Istanbul's ferries are functionally buses and are one of the great transit experiences anywhere. Same for Sydney's ferries, Hong Kong's Star Ferry, Vancouver's Seabus, Amsterdam's free IJ ferry, and Wellington's harbor ferries.

Trams are the joy category. Lisbon's tram 28, Prague's tram network, Vienna's ring tram, Melbourne's free city circle, and San Francisco's cable cars are all part transit part attraction.

Bikes and scooters

Bike-share programs have transformed a lot of cities for tourists. Paris' Velib, London's Santander cycles, Barcelona's Bicing, Berlin's Nextbike, Montreal's Bixi, Mexico City's Ecobici. Cheap, easy to figure out, and often faster than the metro for medium distances.

Electric scooters have had a rougher time.
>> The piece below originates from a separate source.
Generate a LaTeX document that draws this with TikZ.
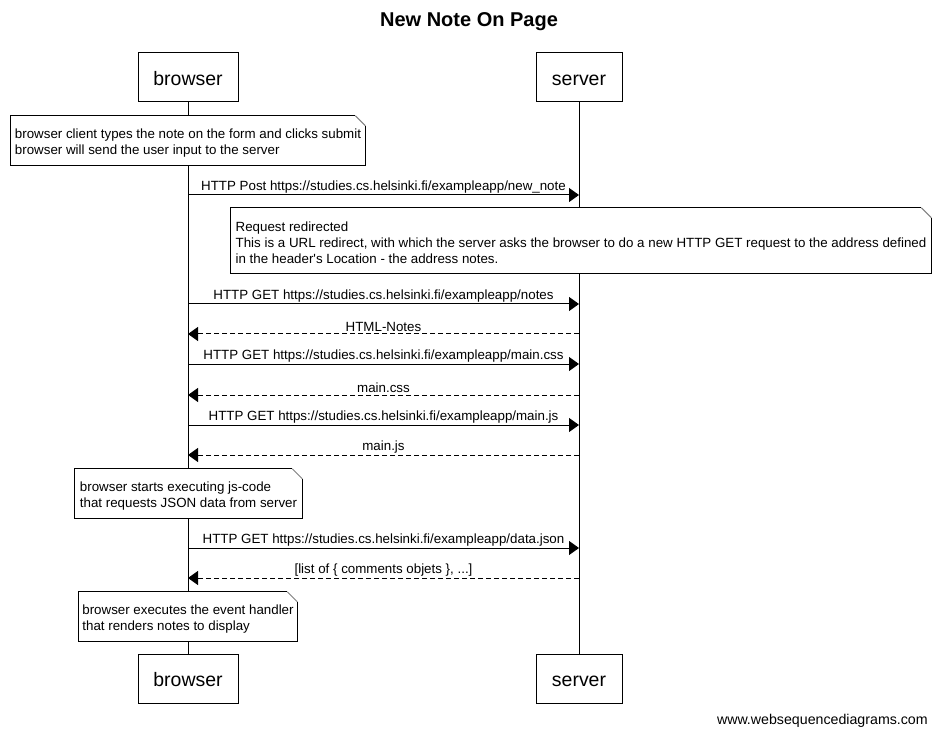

Lime and Bird still operate in some cities but many have banned them, especially in old European centers where they clogged sidewalks. Check before you count on them.

Cycling infrastructure varies enormously. Copenhagen and Amsterdam are the obvious world class examples. Berlin, Vienna, Utrecht, and increasingly Paris are excellent. Rome and Madrid are still hostile to cyclists. Most Asian megacities are dangerous for casual cycling, though Tokyo and Seoul have some good routes.

Walking as transit

The most underrated transportation choice is your own feet. Not for exercise but as a serious daily option.

Almost every historic city center is walkable end to end in under an hour. Once you understand this, entire neighborhoods that felt distant on the metro map turn out to be a 20 minute stroll apart.

Comfortable shoes matter. Water matters, especially in hot cities. So does giving yourself permission to be a little slow. A city walked at 4pm in July in southern Europe or the Middle East is a different city than the same one at 8am.

When to just get in a cab

There are moments to skip the local transit puzzle entirely. When you're carrying luggage, in the rain, running late for a train, or arriving late at night in an unfamiliar area. There's no medal for using the metro when a 15 dollar taxi is the right answer.

But the default, for the first day and every day after, should be feet, then local transit, then a cab as the exception. That's how you actually meet a city.